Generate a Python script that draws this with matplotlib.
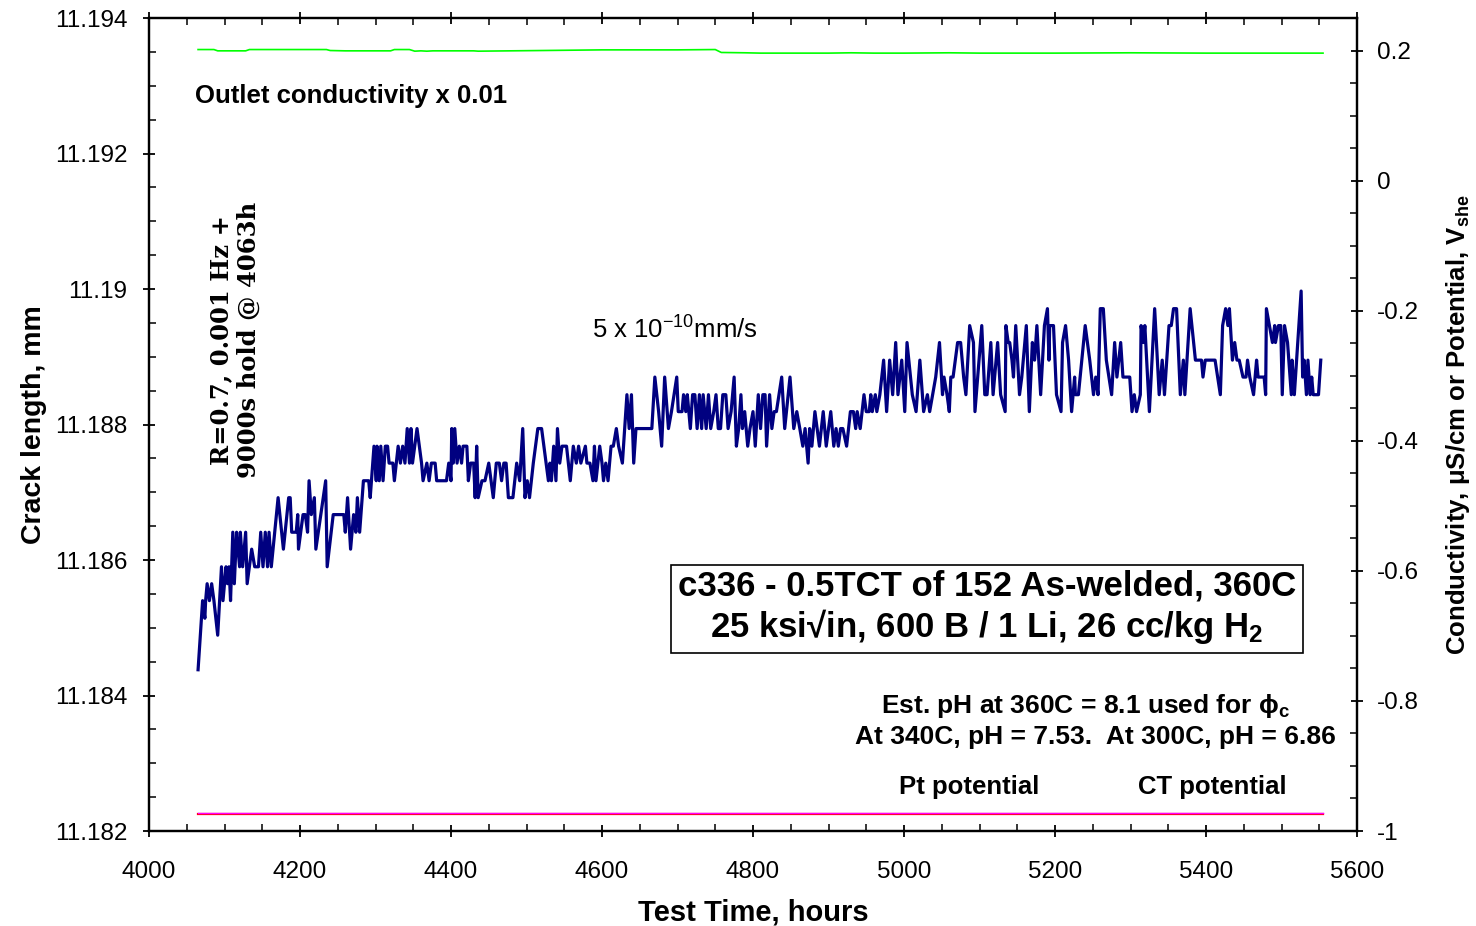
import matplotlib
matplotlib.use("Agg")
import matplotlib.pyplot as plt
from matplotlib.ticker import MultipleLocator, FuncFormatter

plt.rcParams['font.family'] = ['Liberation Sans', 'DejaVu Sans']
plt.rcParams['mathtext.fontset'] = 'custom'
plt.rcParams['mathtext.rm'] = 'Liberation Sans'
plt.rcParams['mathtext.it'] = 'Liberation Sans:italic'
plt.rcParams['mathtext.bf'] = 'Liberation Sans:bold'

# --- crack length (mm) vs test time (h) in four pieces ---
hours_a = [4065, 4071, 4074, 4075, 4077, 4080, 4083, 4086, 4091, 4096,
           4098, 4102, 4104, 4106, 4108, 4111, 4113, 4116, 4120, 4121,
           4124, 4128, 4130, 4136, 4140, 4145, 4148, 4151, 4154, 4157,
           4159, 4162, 4171, 4178, 4185, 4187, 4189, 4195, 4197, 4198,
           4204, 4207, 4210, 4212, 4215, 4219, 4221, 4234, 4236, 4244,
           4249, 4258, 4260, 4263, 4267, 4271, 4274, 4276, 4279, 4284,
           4291, 4293, 4298, 4301, 4302, 4305, 4307, 4310, 4313, 4316,
           4318, 4323, 4325, 4330, 4333, 4336, 4339, 4342, 4345, 4347,
           4349, 4352, 4355, 4358, 4361, 4363, 4368, 4371, 4374, 4379,
           4381, 4394, 4397, 4400, 4401, 4403, 4405, 4408, 4411, 4414,
           4416, 4421, 4423, 4426, 4430, 4432, 4434, 4436]
crack_a = [11.18438, 11.18540, 11.18514, 11.18540, 11.18565, 11.18540, 11.18565, 11.18540, 11.18489, 11.18590,
           11.18540, 11.18590, 11.18565, 11.18590, 11.18540, 11.18641, 11.18565, 11.18641, 11.18590, 11.18641,
           11.18590, 11.18641, 11.18565, 11.18616, 11.18590, 11.18590, 11.18641, 11.18590, 11.18641, 11.18590,
           11.18641, 11.18590, 11.18692, 11.18616, 11.18692, 11.18692, 11.18641, 11.18641, 11.18667, 11.18616,
           11.18667, 11.18667, 11.18641, 11.18717, 11.18667, 11.18692, 11.18616, 11.18717, 11.18590, 11.18667,
           11.18667, 11.18667, 11.18641, 11.18692, 11.18616, 11.18667, 11.18641, 11.18692, 11.18641, 11.18717,
           11.18717, 11.18692, 11.18768, 11.18717, 11.18768, 11.18717, 11.18768, 11.18717, 11.18768, 11.18768,
           11.18743, 11.18743, 11.18717, 11.18768, 11.18743, 11.18768, 11.18743, 11.18794, 11.18743, 11.18794,
           11.18743, 11.18768, 11.18794, 11.18768, 11.18743, 11.18717, 11.18743, 11.18717, 11.18743, 11.18743,
           11.18717, 11.18717, 11.18743, 11.18717, 11.18794, 11.18743, 11.18794, 11.18743, 11.18768, 11.18743,
           11.18768, 11.18768, 11.18717, 11.18743, 11.18743, 11.18692, 11.18768, 11.18692]

hours_b = [4441, 4445, 4450, 4453, 4456, 4460, 4464, 4467, 4470, 4473,
           4476, 4482, 4487, 4491, 4495, 4498, 4501, 4504, 4509, 4515,
           4520, 4526, 4529, 4531, 4533, 4536, 4539, 4541, 4544, 4547,
           4553, 4558, 4562, 4566, 4569, 4572, 4578, 4580, 4584, 4588,
           4590, 4592, 4597, 4600, 4602, 4605, 4608, 4612, 4615, 4619,
           4622, 4627, 4633, 4636, 4639, 4642, 4645, 4666, 4670, 4675,
           4679, 4683, 4688, 4692, 4699, 4701, 4706, 4708, 4711, 4713,
           4717, 4720, 4723, 4726, 4729, 4732, 4734, 4738, 4741, 4744,
           4748, 4751, 4754, 4757, 4760, 4764, 4767, 4771, 4775, 4778,
           4781, 4784, 4786, 4789, 4793, 4796, 4800, 4803, 4807]
crack_b = [11.18717, 11.18717, 11.18743, 11.18717, 11.18692, 11.18743, 11.18743, 11.18717, 11.18743, 11.18743,
           11.18692, 11.18692, 11.18743, 11.18717, 11.18794, 11.18692, 11.18717, 11.18692, 11.18743, 11.18794,
           11.18794, 11.18743, 11.18717, 11.18743, 11.18717, 11.18768, 11.18717, 11.18794, 11.18743, 11.18768,
           11.18768, 11.18717, 11.18768, 11.18743, 11.18768, 11.18743, 11.18768, 11.18743, 11.18743, 11.18717,
           11.18768, 11.18717, 11.18768, 11.18743, 11.18717, 11.18743, 11.18717, 11.18768, 11.18768, 11.18794,
           11.18768, 11.18743, 11.18844, 11.18794, 11.18844, 11.18743, 11.18794, 11.18794, 11.18870, 11.18819,
           11.18768, 11.18870, 11.18794, 11.18819, 11.18870, 11.18819, 11.18819, 11.18844, 11.18819, 11.18844,
           11.18794, 11.18844, 11.18844, 11.18794, 11.18844, 11.18794, 11.18844, 11.18794, 11.18844, 11.18794,
           11.18819, 11.18844, 11.18794, 11.18794, 11.18844, 11.18844, 11.18794, 11.18819, 11.18870, 11.18768,
           11.18794, 11.18844, 11.18794, 11.18819, 11.18768, 11.18794, 11.18819, 11.18768, 11.18844]

hours_c = [4810, 4813, 4816, 4818, 4822, 4825, 4828, 4831, 4838, 4842,
           4849, 4854, 4858, 4862, 4866, 4869, 4873, 4875, 4878, 4882,
           4888, 4893, 4897, 4903, 4907, 4910, 4913, 4916, 4919, 4924,
           4929, 4933, 4936, 4938, 4942, 4947, 4950, 4954, 4956, 4958,
           4962, 4964, 4968, 4973, 4977, 4981, 4985, 4989, 4992, 4997,
           5001, 5004, 5011, 5016, 5021, 5026, 5031, 5034, 5042, 5047,
           5051, 5053, 5057, 5060, 5062, 5065, 5071, 5075, 5079, 5082,
           5087, 5092, 5094, 5103, 5107, 5110, 5115, 5118, 5124, 5128,
           5134, 5135, 5138, 5140, 5143, 5145, 5148, 5153, 5156, 5162,
           5166, 5170, 5173]
crack_c = [11.18794, 11.18844, 11.18844, 11.18768, 11.18844, 11.18794, 11.18819, 11.18819, 11.18870, 11.18794,
           11.18870, 11.18794, 11.18819, 11.18794, 11.18768, 11.18794, 11.18743, 11.18794, 11.18768, 11.18819,
           11.18768, 11.18819, 11.18768, 11.18819, 11.18768, 11.18794, 11.18768, 11.18794, 11.18794, 11.18768,
           11.18819, 11.18819, 11.18794, 11.18819, 11.18794, 11.18844, 11.18819, 11.18819, 11.18844, 11.18819,
           11.18844, 11.18819, 11.18844, 11.18895, 11.18819, 11.18895, 11.18844, 11.18921, 11.18844, 11.18895,
           11.18819, 11.18921, 11.18844, 11.18819, 11.18895, 11.18819, 11.18844, 11.18819, 11.18870, 11.18921,
           11.18844, 11.18870, 11.18844, 11.18819, 11.18870, 11.18870, 11.18921, 11.18921, 11.18870, 11.18844,
           11.18946, 11.18921, 11.18819, 11.18946, 11.18844, 11.18844, 11.18921, 11.18844, 11.18921, 11.18844,
           11.18819, 11.18946, 11.18921, 11.18921, 11.18895, 11.18870, 11.18946, 11.18844, 11.18870, 11.18946,
           11.18819, 11.18921, 11.18895]

hours_d = [5176, 5181, 5186, 5190, 5192, 5193, 5198, 5202, 5208, 5210,
           5214, 5218, 5222, 5226, 5227, 5231, 5240, 5246, 5251, 5254,
           5257, 5260, 5264, 5268, 5275, 5279, 5282, 5287, 5290, 5299,
           5302, 5305, 5308, 5313, 5314, 5317, 5319, 5325, 5332, 5338,
           5342, 5345, 5351, 5354, 5357, 5361, 5366, 5370, 5372, 5379,
           5386, 5394, 5396, 5399, 5412, 5419, 5422, 5426, 5429, 5431,
           5435, 5438, 5441, 5444, 5449, 5453, 5455, 5458, 5463, 5467,
           5469, 5477, 5479, 5480, 5488, 5491, 5492, 5496, 5499, 5501,
           5504, 5508, 5513, 5514, 5517, 5526, 5528, 5530, 5533, 5535,
           5538, 5540, 5542, 5549, 5552]
crack_d = [11.18946, 11.18844, 11.18946, 11.18971, 11.18895, 11.18946, 11.18946, 11.18844, 11.18819, 11.18921,
           11.18946, 11.18895, 11.18819, 11.18870, 11.18844, 11.18844, 11.18946, 11.18895, 11.18844, 11.18870,
           11.18844, 11.18971, 11.18971, 11.18895, 11.18844, 11.18921, 11.18870, 11.18921, 11.18870, 11.18870,
           11.18819, 11.18844, 11.18819, 11.18844, 11.18946, 11.18921, 11.18946, 11.18819, 11.18971, 11.18844,
           11.18895, 11.18844, 11.18946, 11.18946, 11.18971, 11.18971, 11.18844, 11.18895, 11.18844, 11.18971,
           11.18895, 11.18895, 11.18870, 11.18895, 11.18895, 11.18844, 11.18946, 11.18971, 11.18946, 11.18971,
           11.18895, 11.18921, 11.18895, 11.18895, 11.18870, 11.18870, 11.18895, 11.18870, 11.18844, 11.18895,
           11.18870, 11.18870, 11.18844, 11.18971, 11.18921, 11.18946, 11.18921, 11.18946, 11.18946, 11.18844,
           11.18946, 11.18921, 11.18844, 11.18895, 11.18844, 11.18997, 11.18870, 11.18895, 11.18844, 11.18895,
           11.18844, 11.18870, 11.18844, 11.18844, 11.18895]

# --- right-axis series ---
cond_hours = [4065, 4086, 4091, 4128, 4133, 4235, 4240, 4260, 4265, 4320,
              4325, 4345, 4352, 4360, 4368, 4376, 4430, 4436, 4520, 4600,
              4700, 4750, 4758, 4790, 4810, 4900, 4930, 4960, 5000, 5060,
              5100, 5200, 5300, 5400, 5500, 5555]
cond_vals = [0.2015, 0.2015, 0.1995, 0.1995, 0.2015, 0.2015, 0.2000, 0.1995, 0.1995, 0.1995,
             0.2015, 0.2015, 0.1990, 0.1995, 0.1990, 0.1995, 0.1995, 0.1990, 0.2000, 0.2010,
             0.2010, 0.2015, 0.1970, 0.1965, 0.1960, 0.1960, 0.1965, 0.1960, 0.1960, 0.1965,
             0.1960, 0.1960, 0.1965, 0.1960, 0.1960, 0.1960]

pot_hours = [4065, 4500, 5000, 5270, 5555]
pt_pot = [-0.974, -0.974, -0.974, -0.974, -0.974]
ct_pot = [-0.9725, -0.9725, -0.9725, -0.9725, -0.9725]

hours = hours_a + hours_b + hours_c + hours_d
crack = crack_a + crack_b + crack_c + crack_d

fig = plt.figure(figsize=(14.76, 9.26), dpi=100)
ax = fig.add_axes([149 / 1476, 1 - 831 / 926, 1208 / 1476, 813 / 926])
ax2 = ax.twinx()

ax.plot(hours, crack, '-', color='#000080', linewidth=2.3, zorder=3)
ax2.plot(cond_hours, cond_vals, '-', color='#00FF00', linewidth=1.2)
ax2.plot(pot_hours, pt_pot, '-', color='#FF0000', linewidth=1.6)
ax2.plot(pot_hours, ct_pot, '-', color='#FF00FF', linewidth=1.0)

ax.set_xlim(4000, 5600)
ax.set_ylim(11.182, 11.194)
ax2.set_ylim(-1, 0.25)

ax.xaxis.set_major_locator(MultipleLocator(200))
ax.xaxis.set_minor_locator(MultipleLocator(50))
ax.yaxis.set_major_locator(MultipleLocator(0.002))
ax.yaxis.set_minor_locator(MultipleLocator(0.0005))
ax.yaxis.set_major_formatter(FuncFormatter(lambda v, p: f"{v:.3f}".rstrip('0')))
ax2.yaxis.set_major_locator(MultipleLocator(0.2))
ax2.yaxis.set_minor_locator(MultipleLocator(0.05))
ax2.yaxis.set_major_formatter(FuncFormatter(lambda v, p: f"{round(v, 1):g}"))

ax.tick_params(axis='both', which='major', direction='inout', length=9, width=1.3,
               labelsize=17.5, top=True)
ax.tick_params(axis='both', which='minor', direction='in', length=5, width=1.1, top=True)
ax.tick_params(axis='x', which='major', pad=17)
ax.tick_params(axis='y', which='major', pad=11)
ax2.tick_params(axis='y', which='major', direction='inout', length=9, width=1.3,
                labelsize=17.5, pad=10)
ax2.tick_params(axis='y', which='minor', direction='in', length=5, width=1.1)
for s in ax.spines.values():
    s.set_linewidth(1.6)
for s in ax2.spines.values():
    s.set_linewidth(1.6)

ax.set_xlabel('Test Time, hours', fontsize=21, fontweight='bold', labelpad=11)
ax.set_ylabel('Crack length, mm', fontsize=20.5, fontweight='bold', labelpad=6)
fig.text(1458 / 1476, 1 - 425 / 926,
         r'Conductivity, $\mathregular{\mu}$S/cm or Potential, V$_\mathregular{she}$',
         fontsize=18.5, fontweight='bold', rotation=90, ha='center', va='center')

ax.text(4061, 11.19285, 'Outlet conductivity x 0.01', fontsize=18.5, fontweight='bold',
        ha='left', va='center')
ax.text(4114, 11.18925, 'R=0.7, 0.001 Hz +\n9000s hold @ 4063h', family='DejaVu Serif',
        fontsize=17.5, fontweight='bold', rotation=90, ha='center', va='center',
        linespacing=1.15)
ax.text(4697, 11.18939, r'5 x 10$^{\mathregular{-10}}$mm/s', fontsize=18.5,
        ha='center', va='center')
ax.text(5110, 11.18529,
        'c336 - 0.5TCT of 152 As-welded, 360C\n25 ksi\u221ain, 600 B / 1 Li, 26 cc/kg H$_\\mathregular{2}$',
        fontsize=25, fontweight='bold', ha='center', va='center', linespacing=1.15,
        bbox=dict(boxstyle='square,pad=0.2', facecolor='white', edgecolor='black', linewidth=1.2))
ax.text(5240, 11.18385, r'Est. pH at 360C = 8.1 used for $\mathregular{\phi}_\mathregular{c}$',
        fontsize=19, fontweight='bold', ha='center', va='center')
ax.text(5253, 11.18339, 'At 340C, pH = 7.53.  At 300C, pH = 6.86',
        fontsize=19, fontweight='bold', ha='center', va='center')
ax.text(5087, 11.18265, 'Pt potential', fontsize=18.5, fontweight='bold', ha='center', va='center')
ax.text(5409, 11.18265, 'CT potential', fontsize=18.5, fontweight='bold', ha='center', va='center')

fig.savefig('out.png', dpi=100)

To be done
Exactly restate the lines from the beginning of the data through the line with "plt.rcParams['mathtext.bf'] = 'Liberation", and no others, keeping pictures out.

Reply to the exercise
Generate a Python script that draws this with matplotlib.
import matplotlib
matplotlib.use("Agg")
import matplotlib.pyplot as plt
from matplotlib.ticker import MultipleLocator, FuncFormatter

plt.rcParams['font.family'] = ['Liberation Sans', 'DejaVu Sans']
plt.rcParams['mathtext.fontset'] = 'custom'
plt.rcParams['mathtext.rm'] = 'Liberation Sans'
plt.rcParams['mathtext.it'] = 'Liberation Sans:italic'
plt.rcParams['mathtext.bf'] = 'Liberation Sans:bold'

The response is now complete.